The bone of contention for CITHS suppliers – other than the fact a huge chunk of business was whipped from under their noses – was that Sprint ii included just one supplier, SCC, and they questioned how this could be more competitive.
However, the future of the sector was called back into question this week after Home Secretary Theresa May told the Association of Chief Police Officers that the current methods of buying ICT were "confused, fragmented and expensive".
She said the police spent £1.2bn each year on ICT, citing an example of one supplier that has over 1,500 contracts across all forces and revealing that 5,000 police staff are working on over 2,000 ICT systems, across 100 data centres.
"Clearly this is not sensible ... and the current approach of each force procuring their services individually pushes up costs for all," said May.
May's solution is to set up a police-led ICT company to "fix" the problems, pooling the purchasing power of the 43 forces in England and Wales to procure as one entity, housing IT professionals that have the skills to define the product and services needed police.
She said the skills inside the forces to "negotiate and manage large, complex ICT contracts are scarce" and that the expertise to maintain these deals was "scarcer still".

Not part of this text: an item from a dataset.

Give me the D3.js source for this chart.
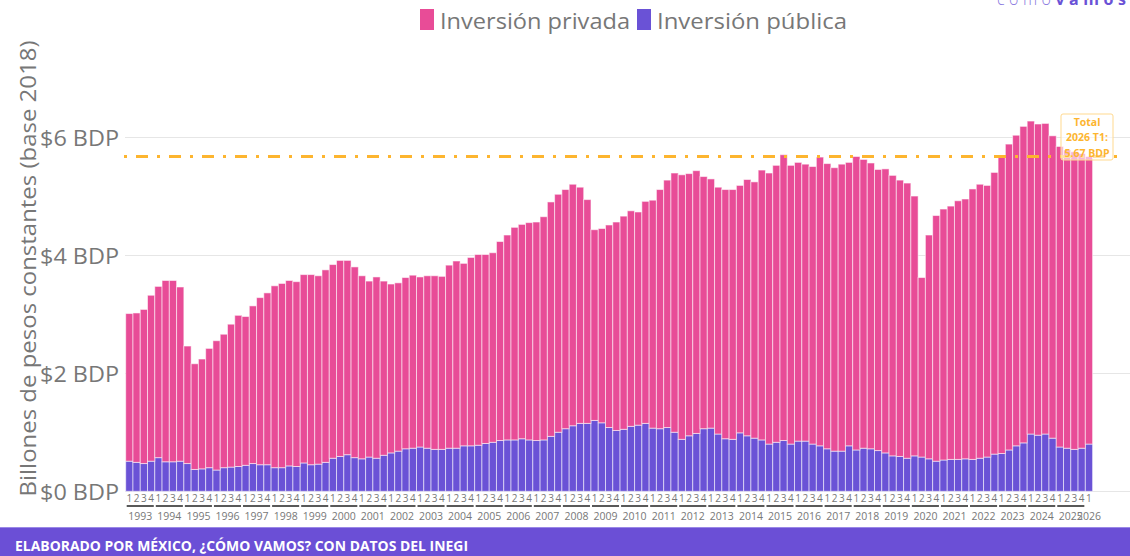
<!DOCTYPE html>
<html>
<head>
<meta charset="utf-8">
<script src="https://cdnjs.cloudflare.com/ajax/libs/d3/7.8.5/d3.min.js"></script>
<style>
  html, body { margin: 0; padding: 0; background: #fff; }
  #grafica { width: 1130px; height: 556px; }
  text { font-family: 'Open Sans', 'Noto Sans', sans-serif; }
</style>
</head>
<body>
<div id="grafica"></div>
<script>
'use strict';

// años y trimestres (1993 T1 - 2026 T1)
var anios = [1993, 1994, 1995, 1996, 1997, 1998, 1999, 2000, 2001, 2002, 2003, 2004, 2005,
  2006, 2007, 2008, 2009, 2010, 2011, 2012, 2013, 2014, 2015, 2016, 2017, 2018, 2019,
  2020, 2021, 2022, 2023, 2024, 2025, 2026];
var trimestres = ['1', '2', '3', '4'];
var ultimoTrimestre = 1;

// billones de pesos constantes (base 2018)
var publica = [
  0.51, 0.49, 0.47, 0.51,  0.57, 0.50, 0.50, 0.51,  0.47, 0.37, 0.38, 0.40,
  0.36, 0.40, 0.41, 0.42,  0.44, 0.47, 0.45, 0.45,  0.40, 0.40, 0.43, 0.42,
  0.48, 0.45, 0.46, 0.49,  0.56, 0.59, 0.62, 0.57,  0.55, 0.58, 0.56, 0.61,
  0.65, 0.68, 0.72, 0.73,  0.75, 0.73, 0.71, 0.71,  0.73, 0.73, 0.77, 0.77,
  0.78, 0.81, 0.83, 0.86,  0.87, 0.87, 0.89, 0.87,  0.86, 0.87, 0.93, 1.00,
  1.06, 1.11, 1.15, 1.15,  1.20, 1.16, 1.08, 1.03,  1.05, 1.10, 1.12, 1.15,
  1.07, 1.06, 1.08, 1.00,  0.88, 0.94, 0.98, 1.06,  1.07, 0.97, 0.89, 0.88,
  0.99, 0.94, 0.90, 0.87,  0.80, 0.83, 0.86, 0.80,  0.85, 0.85, 0.80, 0.77,
  0.72, 0.68, 0.68, 0.77,  0.70, 0.73, 0.72, 0.69,  0.65, 0.60, 0.59, 0.56,
  0.60, 0.58, 0.55, 0.51,  0.53, 0.54, 0.54, 0.55,  0.54, 0.56, 0.58, 0.63,
  0.64, 0.70, 0.77, 0.82,  0.97, 0.95, 0.97, 0.90,  0.75, 0.73, 0.71, 0.73,
  0.80
];
var privada = [
  2.50, 2.53, 2.61, 2.81,  2.90, 3.07, 3.07, 2.95,  1.99, 1.79, 1.86, 2.02,
  2.19, 2.26, 2.42, 2.56,  2.52, 2.67, 2.83, 2.91,  3.08, 3.12, 3.14, 3.13,
  3.19, 3.22, 3.19, 3.26,  3.28, 3.32, 3.29, 3.23,  3.10, 2.98, 3.07, 2.95,
  2.86, 2.85, 2.90, 2.93,  2.88, 2.92, 2.94, 2.93,  3.10, 3.17, 3.09, 3.19,
  3.23, 3.20, 3.21, 3.37,  3.47, 3.60, 3.63, 3.68,  3.70, 3.78, 3.97, 4.03,
  4.05, 4.09, 4.00, 3.79,  3.23, 3.29, 3.43, 3.53,  3.61, 3.65, 3.61, 3.76,
  3.86, 4.05, 4.19, 4.39,  4.48, 4.44, 4.45, 4.27,  4.22, 4.18, 4.22, 4.23,
  4.19, 4.34, 4.34, 4.57,  4.59, 4.69, 4.84, 4.72,  4.72, 4.69, 4.70, 4.89,
  4.83, 4.80, 4.86, 4.80,  4.97, 4.89, 4.84, 4.76,  4.81, 4.75, 4.68, 4.66,
  4.40, 3.04, 3.79, 4.16,  4.25, 4.29, 4.38, 4.40,  4.58, 4.64, 4.60, 4.77,
  5.03, 5.18, 5.26, 5.36,  5.30, 5.27, 5.26, 5.12,  5.09, 5.05, 5.04, 4.99,
  4.87
];
var yTicks = [0, 2, 4, 6];

var COLOR_PRIVADA = '#e84c97';
var COLOR_PUBLICA = '#6a52d6';
var COLOR_TOTAL = '#fdb52f';

// armar filas por trimestre
var datos = [];
anios.forEach(function(anio) {
  var n = anio === anios[anios.length - 1] ? ultimoTrimestre : 4;
  for (var t = 0; t < n; t++) {
    var i = datos.length;
    datos.push({ key: anio + '-' + trimestres[t], anio: anio, trim: trimestres[t],
      publica: publica[i], privada: privada[i] });
  }
});

var svg = d3.select('#grafica')
  .append('svg')
  .attr('width', 1130)
  .attr('height', 556);

var x = d3.scaleBand()
  .domain(datos.map(function(d) { return d.key; }))
  .range([125.7, 1092.6])
  .padding(0);

var y = d3.scaleLinear()
  .domain([0, 6])
  .range([491.3, 137]);

// rejilla
svg.append('g').selectAll('line')
  .data(yTicks)
  .enter().append('line')
  .attr('x1', 125)
  .attr('x2', 1130)
  .attr('y1', function(d) { return Math.round(y(d)) + 0.5; })
  .attr('y2', function(d) { return Math.round(y(d)) + 0.5; })
  .attr('stroke', '#e6e6e6')
  .attr('stroke-width', 1);

svg.append('g').selectAll('text')
  .data(yTicks)
  .enter().append('text')
  .attr('x', 119)
  .attr('y', function(d) { return y(d); })
  .attr('text-anchor', 'end')
  .attr('dominant-baseline', 'central')
  .attr('textLength', 79)
  .attr('lengthAdjust', 'spacingAndGlyphs')
  .style('font-size', '22.5px')
  .attr('fill', '#777')
  .text(function(d) { return '$' + d + ' BDP'; });

svg.append('text')
  .attr('transform', 'translate(27,268.5) rotate(-90)')
  .attr('text-anchor', 'middle')
  .attr('dominant-baseline', 'central')
  .attr('textLength', 456)
  .attr('lengthAdjust', 'spacingAndGlyphs')
  .style('font-size', '22.5px')
  .attr('fill', '#777')
  .text('Billones de pesos constantes (base 2018)');

// barras apiladas
var series = d3.stack().keys(['publica', 'privada'])(datos);
var colores = { publica: COLOR_PUBLICA, privada: COLOR_PRIVADA };

svg.append('g').selectAll('g')
  .data(series)
  .enter().append('g')
  .attr('fill', function(s) { return colores[s.key]; })
  .selectAll('rect')
  .data(function(s) { return s; })
  .enter().append('rect')
  .attr('x', function(d) { return x(d.data.key); })
  .attr('width', x.bandwidth())
  .attr('y', function(d) { return y(d[1]); })
  .attr('height', function(d) { return y(d[0]) - y(d[1]); })
  .attr('stroke', 'rgba(255,255,255,0.55)')
  .attr('stroke-width', 1);

// eje x: trimestres
svg.append('g').selectAll('text')
  .data(datos)
  .enter().append('text')
  .attr('x', function(d) { return x(d.key) + x.bandwidth() / 2; })
  .attr('y', 497.5)
  .attr('text-anchor', 'middle')
  .attr('dominant-baseline', 'central')
  .style('font-size', '10px')
  .attr('fill', '#777')
  .text(function(d) { return d.trim; });

// eje x: años
var grupos = d3.groups(datos, function(d) { return d.anio; });

svg.append('g').selectAll('line')
  .data(grupos.filter(function(g) { return g[1].length > 1; }))
  .enter().append('line')
  .attr('x1', function(g) { return x(g[1][0].key) + 1; })
  .attr('x2', function(g) { return x(g[1][g[1].length - 1].key) + x.bandwidth() - 1; })
  .attr('y1', 506)
  .attr('y2', 506)
  .attr('stroke', '#222')
  .attr('stroke-width', 1.5);

svg.append('g').selectAll('text')
  .data(grupos)
  .enter().append('text')
  .attr('x', function(g) {
    var a = x(g[1][0].key);
    var b = x(g[1][g[1].length - 1].key) + x.bandwidth();
    return (a + b) / 2;
  })
  .attr('y', 515.5)
  .attr('text-anchor', 'middle')
  .attr('dominant-baseline', 'central')
  .style('font-size', '10.5px')
  .attr('fill', '#777')
  .text(function(g) { return g[0]; });

// línea del total más reciente
var ultimo = datos[datos.length - 1];
var total = +(ultimo.publica + ultimo.privada).toFixed(2);

svg.append('line')
  .attr('x1', 124)
  .attr('x2', 1123)
  .attr('y1', y(total))
  .attr('y2', y(total))
  .attr('stroke', COLOR_TOTAL)
  .attr('stroke-width', 3)
  .attr('stroke-dasharray', '3,9,12,9');

var nota = svg.append('g').attr('transform', 'translate(1087,0)');
nota.append('rect')
  .attr('x', -26)
  .attr('y', 114)
  .attr('width', 52)
  .attr('height', 46)
  .attr('rx', 2)
  .attr('fill', 'rgba(255,255,255,0.6)')
  .attr('stroke', '#ffd98f')
  .attr('stroke-width', 1);
nota.selectAll('text')
  .data(['Total', ultimo.anio + ' T' + ultimo.trim + ':', total.toFixed(2) + ' BDP'])
  .enter().append('text')
  .attr('x', 0)
  .attr('y', function(d, i) { return 121.5 + i * 15.5; })
  .attr('text-anchor', 'middle')
  .attr('dominant-baseline', 'central')
  .style('font-size', '10.5px')
  .style('font-weight', 'bold')
  .attr('fill', COLOR_TOTAL)
  .text(function(d) { return d; });

// leyenda
var leyenda = [
  { nombre: 'Inversión privada', color: COLOR_PRIVADA, x: 420 },
  { nombre: 'Inversión pública', color: COLOR_PUBLICA, x: 637 }
];
var ley = svg.append('g').selectAll('g')
  .data(leyenda)
  .enter().append('g')
  .attr('transform', function(d) { return 'translate(' + d.x + ',0)'; });
ley.append('rect')
  .attr('x', 0)
  .attr('y', 9)
  .attr('width', 14)
  .attr('height', 21)
  .attr('fill', function(d) { return d.color; });
ley.append('text')
  .attr('x', 20)
  .attr('y', 20)
  .attr('dominant-baseline', 'central')
  .attr('textLength', 190)
  .attr('lengthAdjust', 'spacingAndGlyphs')
  .style('font-size', '22px')
  .attr('fill', '#777')
  .text(function(d) { return d.nombre; });

// logo
var logo = svg.append('text')
  .attr('x', 997)
  .attr('y', 5)
  .style('font-size', '16px')
  .style('letter-spacing', '4.5px');
logo.append('tspan')
  .attr('fill', '#8a7ae0')
  .style('font-weight', 300)
  .text('cómo');
logo.append('tspan')
  .attr('fill', COLOR_PUBLICA)
  .style('font-weight', 'bold')
  .text('vamos');

// pie
svg.append('rect')
  .attr('x', 0)
  .attr('y', 527)
  .attr('width', 1130)
  .attr('height', 29)
  .attr('fill', '#6b4fd6');
svg.append('line')
  .attr('x1', 0)
  .attr('x2', 1130)
  .attr('y1', 527.5)
  .attr('y2', 527.5)
  .attr('stroke', '#9a88e6')
  .attr('stroke-width', 1);
svg.append('text')
  .attr('x', 15)
  .attr('y', 545)
  .attr('dominant-baseline', 'central')
  .attr('textLength', 453)
  .attr('lengthAdjust', 'spacingAndGlyphs')
  .style('font-size', '14px')
  .style('font-weight', 'bold')
  .attr('fill', '#fff')
  .text('ELABORADO POR MÉXICO, ¿CÓMO VAMOS? CON DATOS DEL INEGI');
</script>
</body>
</html>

Gordon Wasserman, government advisor on policing and criminal justice will lead work on creating the police company, due spring 2012, chairing a shadow board on which Ailsa Beaton – CIO at the Met and ACPO lead on IT – will sit as senior IT professional.
A number of CITHS suppliers contacted by The Register expressed hope that the Sprint ii ruling would be overturned and an open bidding process would resume.
"Anything that re-introduces competition is a good thing," said one.
The Home Office spokesman told The Register: "The Sprint ii framework will continue as is for the time being. This will be reviewed once the company is up and running".